Position: Outfielder Height: 6-1 Weight: 180
Born: 12/16/1981 Bats: Both Throws: Right
Espinosa was drafted in the 1st round (23rd overall) by the Cincinnati Reds. At the time, Espinosa had fallen dramatically in the draft due to his signing demands. The Reds gave Espinosa a Major League contract in order to get him signed. As a professional, David has struggled with nearly all facets of his game, seeing only minimal progress. The Reds traded Espinosa to Detroit following the 2003 season. Upon arriving in Detroit, David moved from the middle infield to the outfield in hopes of improving his lackluster defensive reputation. Espinosa put together a solid, if injury plagued 2003 campaign with Lakeland, and appeared to be on the road to fulfilling at least some of his original promise. The 2004 season saw the long awaited breakout of a player with tons of potential. Espinosa posted a blazing hot first half, but cooled considerably as the season went on, finishing with a .264/.366/.440 line.

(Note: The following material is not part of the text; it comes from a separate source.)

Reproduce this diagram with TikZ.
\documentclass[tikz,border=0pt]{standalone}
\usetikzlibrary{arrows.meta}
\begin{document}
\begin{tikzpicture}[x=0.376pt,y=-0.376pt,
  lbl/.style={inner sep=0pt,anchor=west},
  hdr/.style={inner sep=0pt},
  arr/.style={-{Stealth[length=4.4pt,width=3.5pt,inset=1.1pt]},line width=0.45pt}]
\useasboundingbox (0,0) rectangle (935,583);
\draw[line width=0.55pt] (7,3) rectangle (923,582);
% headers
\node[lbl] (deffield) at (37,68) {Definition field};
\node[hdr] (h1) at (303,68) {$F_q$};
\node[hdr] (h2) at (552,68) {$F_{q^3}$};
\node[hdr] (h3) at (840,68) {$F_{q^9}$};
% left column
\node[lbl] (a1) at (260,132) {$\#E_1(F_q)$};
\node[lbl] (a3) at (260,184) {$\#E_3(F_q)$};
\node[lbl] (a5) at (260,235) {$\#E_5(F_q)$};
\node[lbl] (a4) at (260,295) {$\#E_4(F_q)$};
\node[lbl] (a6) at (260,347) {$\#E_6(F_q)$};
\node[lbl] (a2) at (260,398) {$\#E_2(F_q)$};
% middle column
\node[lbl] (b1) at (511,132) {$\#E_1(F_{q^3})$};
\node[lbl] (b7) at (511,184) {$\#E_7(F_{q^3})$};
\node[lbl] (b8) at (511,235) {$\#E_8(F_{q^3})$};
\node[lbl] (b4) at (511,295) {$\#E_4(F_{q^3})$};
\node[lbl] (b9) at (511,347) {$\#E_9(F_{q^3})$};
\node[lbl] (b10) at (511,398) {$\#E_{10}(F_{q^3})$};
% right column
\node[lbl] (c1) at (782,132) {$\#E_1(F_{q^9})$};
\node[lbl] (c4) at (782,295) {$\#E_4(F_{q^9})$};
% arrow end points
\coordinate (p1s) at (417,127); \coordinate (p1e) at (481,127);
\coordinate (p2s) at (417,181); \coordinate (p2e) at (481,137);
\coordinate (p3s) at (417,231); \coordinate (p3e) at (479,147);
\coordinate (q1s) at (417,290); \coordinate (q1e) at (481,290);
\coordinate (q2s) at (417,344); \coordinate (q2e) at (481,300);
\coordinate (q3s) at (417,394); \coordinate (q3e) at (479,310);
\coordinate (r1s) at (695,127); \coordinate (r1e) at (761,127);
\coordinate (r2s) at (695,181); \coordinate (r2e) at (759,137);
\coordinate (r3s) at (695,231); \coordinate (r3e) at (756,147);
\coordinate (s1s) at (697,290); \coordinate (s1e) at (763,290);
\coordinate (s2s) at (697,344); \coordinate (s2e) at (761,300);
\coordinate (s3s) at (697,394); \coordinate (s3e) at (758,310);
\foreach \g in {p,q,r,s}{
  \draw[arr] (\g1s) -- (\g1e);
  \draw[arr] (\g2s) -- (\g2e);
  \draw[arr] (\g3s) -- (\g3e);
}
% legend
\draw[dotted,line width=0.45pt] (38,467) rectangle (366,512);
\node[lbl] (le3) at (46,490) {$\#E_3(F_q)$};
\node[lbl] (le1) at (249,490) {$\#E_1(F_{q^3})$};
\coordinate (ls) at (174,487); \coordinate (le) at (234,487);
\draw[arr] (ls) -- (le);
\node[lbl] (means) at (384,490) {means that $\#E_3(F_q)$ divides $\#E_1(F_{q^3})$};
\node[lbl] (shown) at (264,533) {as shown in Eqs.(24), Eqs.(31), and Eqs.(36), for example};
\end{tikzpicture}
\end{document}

Espinosa was considered a very raw, five tool talent when drafted, but has yet to live up to that billing. Espinosa has above average speed, developing power, solid strike zone judgment, and a strong arm. While these tools all seem to be at different stages of their development, they are encouraging none-the-less. David has been a consistent base stealing threat since his pro debut, but recently he has improved his judgment and instincts on the bases, becoming a more complete threat. Espinosa's power and plate discipline both took a step forward in 2004, particularly the season's first half. The long awaited power surge finally began to surface last season, seeing David knock 23 doubles and 19 homeruns. Espinosa came into the season noticeably stronger, and the results were impressive. Espinosa's overall offensive package merely lacks consistency at this point. He has developed to a level where he would be a solid offensive contributor at the Major League level, but at age 24, he could still continue making progress towards his high ceiling. Defensively, Espinosa has struggled with the transition to the outfield. Often times, David appears to need a map and compass to find the proper route to fly balls in his direction. If he can improve his outfield instincts through repetition and practice, David has the speed and arm strength to be a very successful right fielder.

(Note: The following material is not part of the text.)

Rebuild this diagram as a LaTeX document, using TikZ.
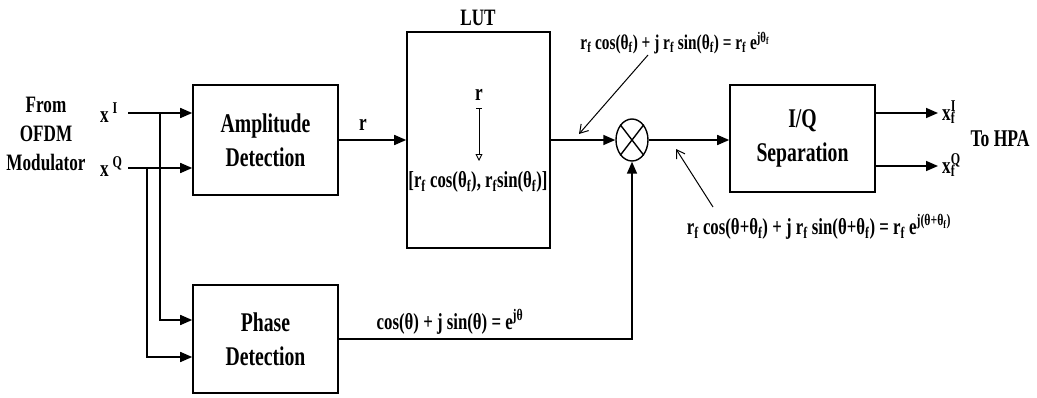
\documentclass[tikz,border=0pt]{standalone}
\usepackage{fontspec}
\setmainfont{Liberation Serif}[FakeStretch=0.73]
\usetikzlibrary{arrows.meta,shapes.geometric}
\tikzset{
  blk/.style={draw,line width=1.6pt,minimum width=145pt,align=center,inner sep=0pt,font=\fontsize{27}{34}\selectfont\bfseries},
  lbl/.style={inner sep=0pt,font=\fontsize{23.5}{29}\selectfont\bfseries,align=center},
  eq/.style={inner sep=0pt,font=\fontsize{23}{26}\selectfont\bfseries},
  arr/.style={line width=1.6pt,-{Triangle[length=12pt,width=10pt]}},
  wire/.style={line width=1.6pt},
  pointer/.style={line width=1pt,-{Straight Barb[length=8pt,width=10pt]}}
}
\newcommand{\sub}[1]{\textsubscript{#1}}
\newcommand{\supr}[1]{\textsuperscript{#1}}
\begin{document}
\begin{tikzpicture}[x=1pt,y=-1pt]
\useasboundingbox (0,0) rectangle (1037,397);
% blocks
\node[blk,minimum height=110pt] (amp) at (265.5,140) {Amplitude\\Detection};
\node[blk,minimum height=108pt] (phase) at (265.5,339) {Phase\\Detection};
\node[blk,minimum width=143pt,minimum height=216pt] (lut) at (478.5,140) {};
\node[blk,minimum height=107pt] (iq) at (802.5,138.5) {I/Q\\Separation};
\node[draw,line width=1.4pt,ellipse,minimum width=32pt,minimum height=42pt,inner sep=0pt] (mul) at (632,140) {};
\draw[line width=1.4pt] (mul.north west) -- (mul.south east) (mul.north east) -- (mul.south west);
% labels
\node[lbl] (src) at (46,134) {From\\OFDM\\Modulator};
\node[lbl,anchor=west] (xI) at (100,113) {x\,\supr{I}};
\node[lbl,anchor=west] (xQ) at (100,167) {x\,\supr{Q}};
\node[lbl] (lutname) at (478,18) {LUT};
\node[lbl] (rlab) at (363,125) {r};
\node[lbl] (rin) at (479,95) {r};
\node[eq] (lutout) at (478,182) {[r\sub{f} cos(θ\sub{f}), r\sub{f}sin(θ\sub{f})]};
\node[eq,font=\fontsize{21}{24}\selectfont\bfseries] (eqtop) at (675,43) {r\sub{f} cos(θ\sub{f}) + j r\sub{f} sin(θ\sub{f}) = r\sub{f} e\supr{jθ\sub{f}}};
\node[eq] (eqbot) at (819,227) {r\sub{f} cos(θ+θ\sub{f}) + j r\sub{f} sin(θ+θ\sub{f}) = r\sub{f} e\supr{j(θ+θ\sub{f})}};
\node[eq] (eqph) at (450,322) {cos(θ) + j sin(θ) = e\supr{jθ}};
\node[lbl,anchor=west] (yI) at (942,112) {x\rlap{\sub{f}}\supr{I}};
\node[lbl,anchor=west] (yQ) at (942,165) {x\rlap{\sub{f}}\supr{Q}};
\node[lbl,font=\fontsize{24}{29}\selectfont\bfseries] (hpa) at (1000,139) {To HPA};
% coordinates
\coordinate (ci) at (128,113);
\coordinate (cq) at (128,168);
\coordinate (bi) at (160,113);
\coordinate (bq) at (147,168);
\coordinate (pi) at (160,320);
\coordinate (pq) at (147,357);
\coordinate (pc) at (632,339);
\coordinate (oi) at (938,113);
\coordinate (oq) at (938,166);
\coordinate (rt) at (479,108);
\coordinate (rb) at (479,161);
\coordinate (pt1) at (648,55);
\coordinate (ph1) at (579,134);
\coordinate (pt2) at (713,207);
\coordinate (ph2) at (676,149);
% connectors
\draw[arr] (ci) -- (amp.west |- ci);
\draw[arr] (cq) -- (amp.west |- cq);
\draw[arr] (bi) -- (pi) -- (phase.west |- pi);
\draw[arr] (bq) -- (pq) -- (phase.west |- pq);
\draw[arr] (amp.east) -- (lut.west);
\draw[arr] (lut.east) -- (mul.west);
\draw[arr] (mul.east) -- (iq.west |- mul.east);
\draw[arr] (phase.east |- pc) -- (pc) -- (mul.south);
\draw[arr] (iq.east |- oi) -- (oi);
\draw[arr] (iq.east |- oq) -- (oq);
\draw[line width=0.9pt,{Bar[width=6pt]}-{Triangle[open,length=7pt,width=7pt]}] (rt) -- (rb);
\draw[pointer] (pt1) -- (ph1);
\draw[pointer] (pt2) -- (ph2);
\end{tikzpicture}
\end{document}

Performance Year Team AB AVG 2B HR RBI SO BB SLG% OPS 2004
Espinosa has battled many minor injuries throughout his career, but none of them appear to be long-term concerns.

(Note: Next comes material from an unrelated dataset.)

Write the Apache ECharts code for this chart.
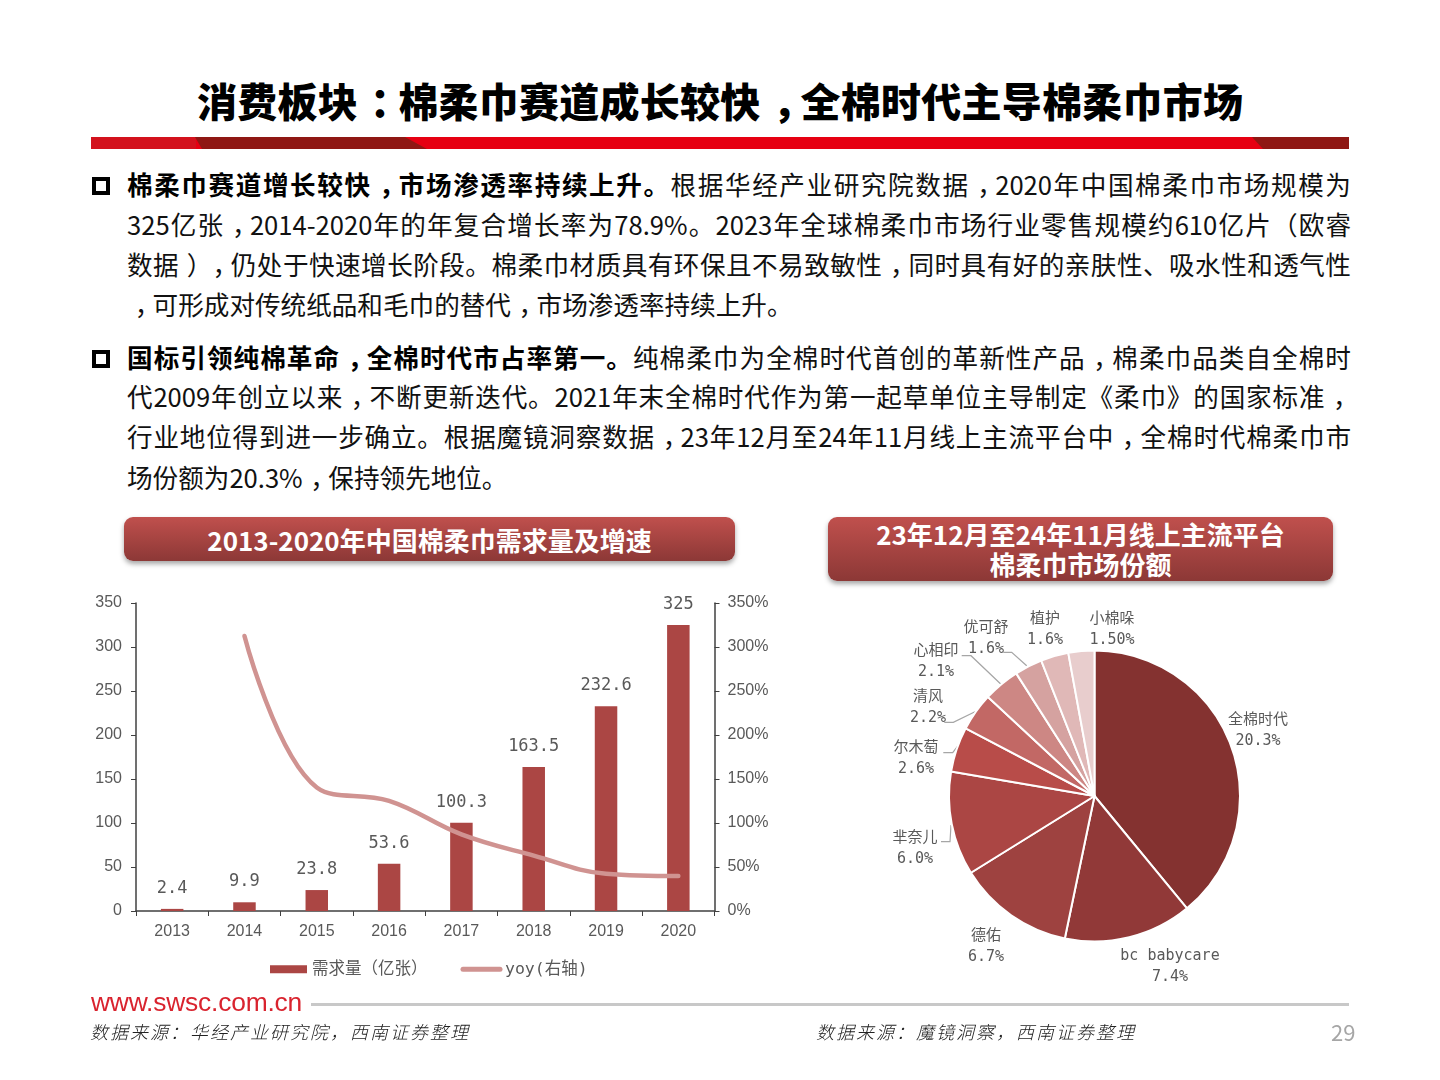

With the signings of DeWayne Wise, Byron Gettis, and Alexis Gomez to help man the outfield with AAA-Toledo, it appears Espinosa will head back to Erie for the 2005 season. Despite his progress in 2004, this will be a good location for David to build from and hopefully earn a promotion later this summer. Espinosa has the potential to be an impact outfielder in the Major Leagues, and he still has time to reach that ceiling. The 2005 season will be David's make or break year. If he continues to develop in all facets of his game, he should be considered a player for the future in Detroit, but if he falters, his star will fade even more, leaving him on the organizational fodder scrap heap.